Isabelle, notre fondatrice, est pétrie par cette soif des âmes pour lesquelles elle s’est montrée prête à tout sacrifier. Elle est connue à juste titre pour son mystère de Gethsémani mais elle a gardé toute sa vie une reconnaissance et dévotion particulière pour les mystères du temps de Noël. Ils lui rappelaient notamment une grâce exceptionnelle, vécue par trois fois dans les commencements de son cheminement spirituel et qui a continué à la fortifier par la suite.

Elle l’évoque encore 30 ans après : C’est un jour de Noël que la Très sainte Vierge remettait le saint enfant entre mes bras pour que je le couvre de mes caresses. Je ne saurais dire comment cela s’est fait, car je n’ai rien vu, rien touché et cependant c’était bien une réalité ne venant ni de la méditation ni de l’imagination ~ J’étais toute inondée d’une joie sans mélange – Lettre 29 Janv.1907.

Et nous, que pouvons-nous dire de notre itinéraire spirituel ? Profitons de ce temps d’Avent pour en faire une relecture car, sans pour autant être extraordinaire ou exceptionnelle dans ses manifestations, la grâce est donnée à tous. Dieu a mille manières de concrétiser son amour pour chacun dans sa spécificité. De brefs témoignages de nos sœurs peuvent nous en manifester la trace, par exemple à l’occasion des jubilés et engagements de vie (cfr. page 7 du bulletin Info-Ora n°43). Mais y sommes-nous attentifs ? Et comment les reconnaître ?

Voici que tu m’habitais et j’étais au dehors… Tu étais avec moi et je n’étais pas avec toi, j’étais retenu par ces choses… constate Augustin. Avec lui, mettons nos énergies à passer de l’extérieur vers l’intérieur ; aimons à dépasser la superficie des choses, des relations et des événements ; découvrons-en le sens spirituel ou surnaturel et la manière dont Dieu nous y conduit. Il ne manque pas de moyens pour nous parler ou nous faire signe mais admettons-nous que ses visites puissent nous rejoindre à tout moment ? Acceptons-nous de les percevoir ou attendre longuement de l’intérieur, dans le silence, l’oraison ou le courant de la vie ? Soyons conscients que cette perception s’éloigne de nous quand nous entrons dans la négligence ou dans les impressions, le bavardage extérieur ou intérieur, la recherche de nous-mêmes, nos goûts, notre sensibilité, nos intérêts ou volontés propres.

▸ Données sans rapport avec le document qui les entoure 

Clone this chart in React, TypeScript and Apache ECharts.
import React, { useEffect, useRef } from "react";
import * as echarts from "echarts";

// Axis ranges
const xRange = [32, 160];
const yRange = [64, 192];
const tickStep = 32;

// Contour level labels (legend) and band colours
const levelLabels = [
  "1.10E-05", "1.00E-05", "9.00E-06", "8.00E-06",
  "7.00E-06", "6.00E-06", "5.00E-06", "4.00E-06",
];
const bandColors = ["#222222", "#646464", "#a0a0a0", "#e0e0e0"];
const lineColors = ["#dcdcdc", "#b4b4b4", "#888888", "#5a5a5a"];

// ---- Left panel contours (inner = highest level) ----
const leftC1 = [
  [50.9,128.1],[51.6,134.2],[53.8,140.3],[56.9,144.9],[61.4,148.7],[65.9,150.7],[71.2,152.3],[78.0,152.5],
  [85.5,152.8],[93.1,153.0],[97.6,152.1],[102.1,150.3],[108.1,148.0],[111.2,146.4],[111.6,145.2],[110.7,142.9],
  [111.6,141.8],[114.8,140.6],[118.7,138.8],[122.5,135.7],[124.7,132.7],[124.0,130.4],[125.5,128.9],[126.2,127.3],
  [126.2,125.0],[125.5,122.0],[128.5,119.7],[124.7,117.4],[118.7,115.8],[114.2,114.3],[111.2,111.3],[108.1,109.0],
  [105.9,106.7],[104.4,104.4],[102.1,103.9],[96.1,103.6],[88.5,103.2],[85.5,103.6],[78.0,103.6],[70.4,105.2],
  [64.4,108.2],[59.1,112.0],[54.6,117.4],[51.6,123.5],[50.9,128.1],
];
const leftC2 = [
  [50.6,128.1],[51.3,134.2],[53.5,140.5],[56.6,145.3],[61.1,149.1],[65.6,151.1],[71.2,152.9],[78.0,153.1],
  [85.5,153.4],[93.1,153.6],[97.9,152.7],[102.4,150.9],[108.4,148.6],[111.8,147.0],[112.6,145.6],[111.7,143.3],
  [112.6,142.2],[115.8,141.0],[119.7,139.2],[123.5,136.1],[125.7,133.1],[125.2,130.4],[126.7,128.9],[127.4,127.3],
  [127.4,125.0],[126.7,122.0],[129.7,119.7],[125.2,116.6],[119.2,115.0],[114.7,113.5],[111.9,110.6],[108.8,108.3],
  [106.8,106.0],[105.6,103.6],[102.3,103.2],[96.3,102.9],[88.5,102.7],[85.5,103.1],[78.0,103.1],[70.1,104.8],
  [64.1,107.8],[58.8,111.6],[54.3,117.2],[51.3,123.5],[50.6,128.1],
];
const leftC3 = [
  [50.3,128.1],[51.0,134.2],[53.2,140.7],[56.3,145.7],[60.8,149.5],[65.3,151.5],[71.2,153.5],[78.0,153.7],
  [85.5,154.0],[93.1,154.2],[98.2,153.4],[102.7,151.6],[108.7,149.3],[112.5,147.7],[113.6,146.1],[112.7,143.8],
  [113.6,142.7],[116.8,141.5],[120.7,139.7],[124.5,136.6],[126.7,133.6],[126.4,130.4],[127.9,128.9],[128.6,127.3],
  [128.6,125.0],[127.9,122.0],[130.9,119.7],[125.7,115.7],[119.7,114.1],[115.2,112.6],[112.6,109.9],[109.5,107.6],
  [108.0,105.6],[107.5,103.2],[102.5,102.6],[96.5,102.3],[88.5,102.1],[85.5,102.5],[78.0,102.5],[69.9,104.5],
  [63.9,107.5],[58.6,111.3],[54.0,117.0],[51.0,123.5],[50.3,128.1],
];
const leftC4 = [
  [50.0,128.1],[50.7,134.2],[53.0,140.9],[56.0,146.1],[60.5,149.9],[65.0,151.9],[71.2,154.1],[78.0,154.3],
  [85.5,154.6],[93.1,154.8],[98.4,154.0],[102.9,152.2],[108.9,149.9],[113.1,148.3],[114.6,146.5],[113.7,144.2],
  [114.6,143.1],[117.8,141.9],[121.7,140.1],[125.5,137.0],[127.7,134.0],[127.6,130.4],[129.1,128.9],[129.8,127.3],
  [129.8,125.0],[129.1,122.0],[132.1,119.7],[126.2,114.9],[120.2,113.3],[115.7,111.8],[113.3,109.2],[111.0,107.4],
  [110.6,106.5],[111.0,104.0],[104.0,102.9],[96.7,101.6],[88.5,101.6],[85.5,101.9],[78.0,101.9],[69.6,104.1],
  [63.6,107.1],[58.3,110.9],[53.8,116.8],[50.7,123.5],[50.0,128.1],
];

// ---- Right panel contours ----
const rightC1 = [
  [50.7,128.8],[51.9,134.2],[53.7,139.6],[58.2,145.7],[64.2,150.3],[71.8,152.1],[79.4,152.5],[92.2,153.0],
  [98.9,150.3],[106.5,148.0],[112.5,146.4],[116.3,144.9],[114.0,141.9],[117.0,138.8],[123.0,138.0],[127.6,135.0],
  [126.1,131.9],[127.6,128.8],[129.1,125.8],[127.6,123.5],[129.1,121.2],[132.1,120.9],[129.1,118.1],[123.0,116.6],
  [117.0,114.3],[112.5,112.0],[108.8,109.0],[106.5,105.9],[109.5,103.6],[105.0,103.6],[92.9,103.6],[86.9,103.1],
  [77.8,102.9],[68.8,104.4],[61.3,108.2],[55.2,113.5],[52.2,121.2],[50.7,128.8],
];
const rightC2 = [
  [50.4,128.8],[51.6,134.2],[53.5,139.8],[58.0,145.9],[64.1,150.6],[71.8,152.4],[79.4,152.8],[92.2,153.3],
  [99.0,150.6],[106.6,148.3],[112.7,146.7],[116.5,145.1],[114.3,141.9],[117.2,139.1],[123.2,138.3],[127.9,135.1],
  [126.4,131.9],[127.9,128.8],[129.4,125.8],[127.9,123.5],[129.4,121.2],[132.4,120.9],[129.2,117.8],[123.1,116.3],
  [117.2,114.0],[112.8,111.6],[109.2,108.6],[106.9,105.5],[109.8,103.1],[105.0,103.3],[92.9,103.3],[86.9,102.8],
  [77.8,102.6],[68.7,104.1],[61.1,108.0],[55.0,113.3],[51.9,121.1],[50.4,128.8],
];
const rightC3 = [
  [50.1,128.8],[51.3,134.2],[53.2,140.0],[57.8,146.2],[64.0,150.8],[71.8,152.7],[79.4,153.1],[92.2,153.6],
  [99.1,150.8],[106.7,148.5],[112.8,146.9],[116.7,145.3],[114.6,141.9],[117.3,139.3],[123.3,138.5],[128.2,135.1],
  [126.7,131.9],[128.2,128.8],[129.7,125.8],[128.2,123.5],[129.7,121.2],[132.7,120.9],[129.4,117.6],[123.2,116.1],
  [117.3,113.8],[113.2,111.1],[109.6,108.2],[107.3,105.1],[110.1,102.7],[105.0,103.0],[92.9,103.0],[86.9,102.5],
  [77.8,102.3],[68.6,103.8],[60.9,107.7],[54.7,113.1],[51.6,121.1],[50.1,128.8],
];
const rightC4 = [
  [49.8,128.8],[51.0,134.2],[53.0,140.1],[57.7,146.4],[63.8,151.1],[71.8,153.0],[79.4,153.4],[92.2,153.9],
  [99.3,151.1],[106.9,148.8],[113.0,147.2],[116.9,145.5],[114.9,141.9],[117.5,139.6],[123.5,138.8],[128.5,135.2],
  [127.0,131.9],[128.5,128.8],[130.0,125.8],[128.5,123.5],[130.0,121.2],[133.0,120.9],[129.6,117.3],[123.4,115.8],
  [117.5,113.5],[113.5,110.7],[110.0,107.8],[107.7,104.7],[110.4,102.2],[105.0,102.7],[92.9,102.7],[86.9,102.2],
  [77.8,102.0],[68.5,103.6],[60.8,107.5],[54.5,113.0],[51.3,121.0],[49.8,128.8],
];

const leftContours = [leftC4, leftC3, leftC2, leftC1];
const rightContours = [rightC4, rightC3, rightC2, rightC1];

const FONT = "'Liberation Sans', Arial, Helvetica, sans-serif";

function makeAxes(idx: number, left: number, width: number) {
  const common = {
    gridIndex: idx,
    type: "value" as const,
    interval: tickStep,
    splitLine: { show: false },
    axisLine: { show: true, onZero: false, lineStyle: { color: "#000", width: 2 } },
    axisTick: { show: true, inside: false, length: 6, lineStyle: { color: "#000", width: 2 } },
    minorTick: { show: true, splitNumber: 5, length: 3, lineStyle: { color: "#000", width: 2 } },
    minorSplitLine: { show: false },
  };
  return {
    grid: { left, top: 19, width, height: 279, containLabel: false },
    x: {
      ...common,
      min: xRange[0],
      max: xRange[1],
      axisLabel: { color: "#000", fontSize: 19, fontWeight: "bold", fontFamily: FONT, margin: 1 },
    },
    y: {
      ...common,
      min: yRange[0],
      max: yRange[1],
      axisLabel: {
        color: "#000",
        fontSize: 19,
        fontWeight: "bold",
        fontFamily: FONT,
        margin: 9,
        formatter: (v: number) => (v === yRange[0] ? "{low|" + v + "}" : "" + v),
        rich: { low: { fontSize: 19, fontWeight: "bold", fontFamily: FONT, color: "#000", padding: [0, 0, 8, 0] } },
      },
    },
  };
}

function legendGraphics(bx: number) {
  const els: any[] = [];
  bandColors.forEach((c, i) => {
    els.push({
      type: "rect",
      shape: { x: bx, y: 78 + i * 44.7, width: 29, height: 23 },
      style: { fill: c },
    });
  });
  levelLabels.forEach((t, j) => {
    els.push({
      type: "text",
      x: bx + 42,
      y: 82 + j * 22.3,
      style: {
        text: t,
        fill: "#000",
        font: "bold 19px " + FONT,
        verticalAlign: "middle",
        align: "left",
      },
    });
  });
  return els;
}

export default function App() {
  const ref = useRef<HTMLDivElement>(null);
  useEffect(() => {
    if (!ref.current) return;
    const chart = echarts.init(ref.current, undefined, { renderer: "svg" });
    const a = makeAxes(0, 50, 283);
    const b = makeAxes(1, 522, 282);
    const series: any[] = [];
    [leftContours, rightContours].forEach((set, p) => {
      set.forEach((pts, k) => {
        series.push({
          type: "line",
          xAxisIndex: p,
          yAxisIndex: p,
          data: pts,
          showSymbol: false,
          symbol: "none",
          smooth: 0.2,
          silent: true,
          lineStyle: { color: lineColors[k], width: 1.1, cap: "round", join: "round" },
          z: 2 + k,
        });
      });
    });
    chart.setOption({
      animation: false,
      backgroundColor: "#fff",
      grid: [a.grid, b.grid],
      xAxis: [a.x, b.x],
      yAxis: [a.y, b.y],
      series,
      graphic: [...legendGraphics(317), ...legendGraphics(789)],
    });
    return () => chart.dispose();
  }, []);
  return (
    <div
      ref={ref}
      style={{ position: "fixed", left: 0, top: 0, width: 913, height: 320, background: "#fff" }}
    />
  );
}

Puissent la fréquentation assidue de la Parole de Dieu ainsi que la garde du cœur et des pensées nous apprendre le détachement de nous mêmes, la joie du don et la disponibilité aux chemins de Dieu, tant pour nous mêmes que pour le communiquer à d’autres. Comme M. Isabelle en avait le souci, ne risquons pas de nous bercer d’illusions. Ce qui nous frappe ou que nous ressentons en lisant l’Ecriture, dans notre prière ou dans la vie ne nous apporte pas nécessairement de véritable message intérieur ni impact durable. Ce qui fait naître à la vie de Dieu et trace les étapes d’un itinéraire spirituel ce sont les grâces reçues – s’exprimant par exemple par une Parole signifiante ou un évènement interpellant – et les décisions ou attitudes qui y répondent durablement. Elles manifestent ainsi ce qui vient de l’Esprit et s’impose au fond du cœur pour faire entrer dans les desseins de Dieu.

Chaque âme qui croit comme Marie conçoit et enfante le Verbe de Dieu, dit Saint Ambroise. Laissons la Vierge Marie nous être un modèle en ce temps de l’Avent. Gardant toute chose en son cœur, elle nous enseigne l’intériorité et la relecture des chemins de Dieu. Par son fiat d’acquiescement à l’étonnant dessein de Dieu, elle participe à l’engendrement de l’Emmanuel. Demandons-nous chacun : quel est le fiat que j’ai à dire aujourd’hui pour préparer la naissance de Jésus dans nos cœurs et dans notre monde ? Pour qu’il puisse donner ses fruits d’engendrement, Noël est un temps de grâce qui se prépare. Bel Avent à chacun et joyeux Noël !

Sœur Anne Huyghebaert, supérieure générale des Orantes de l’Assomption.